I've just got my laptop back from warranty, so I decided doing some test about temperature, and I got this







why GPU-Z temperature is different from others, higher about 10 degree than all other ones. Sorry for my bad english.


----------



## erocker (Sep 17, 2012)

It is showing your GPU temperatures. I don't see anything wrong?


----------



## namquang93 (Sep 17, 2012)

but GPU-Z said that GPU Temperature was 67, but others said it were 56.


----------



## temp02 (Sep 17, 2012)

Look at "GPU Temp. #1" in GPU-Z, that's what all the other programs are showing as GPU temperature.
I would trust GPU-Z reading over the others.


----------



## namquang93 (Sep 17, 2012)

show what extractly was GPU's temperature. Can you tell me what do GPU Temp #1, #2, #3 and GPU Temperature means, or where can I find that info.

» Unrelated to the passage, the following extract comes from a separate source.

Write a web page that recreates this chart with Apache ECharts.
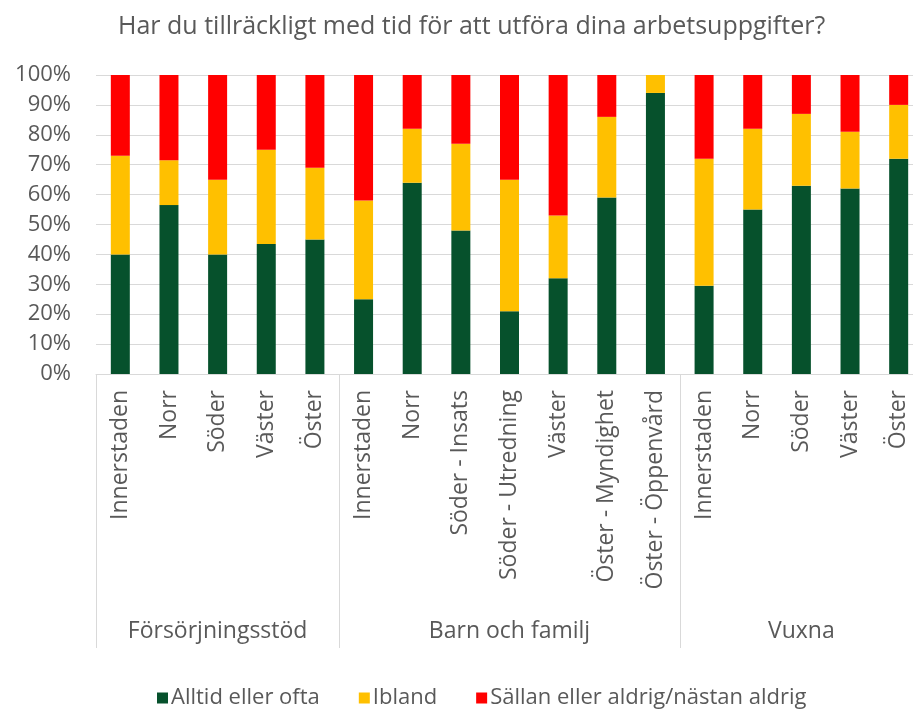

Thank you very much.


----------



## itsakjt (Sep 17, 2012)

If you monitor temperatures with multiple programs at the same time, the SMBus signal is conflicted and some softwares may read it wrong. So keep only one program to monitor the temperatures. Also make sure that no program is running on the background.
Also,
for the GPU, there are 3 areas where the temps are monitored.
1. The die(GPU chip), 2. Memory area and 3. Output area.
So make sure you are reading the temps from the same zones.


----------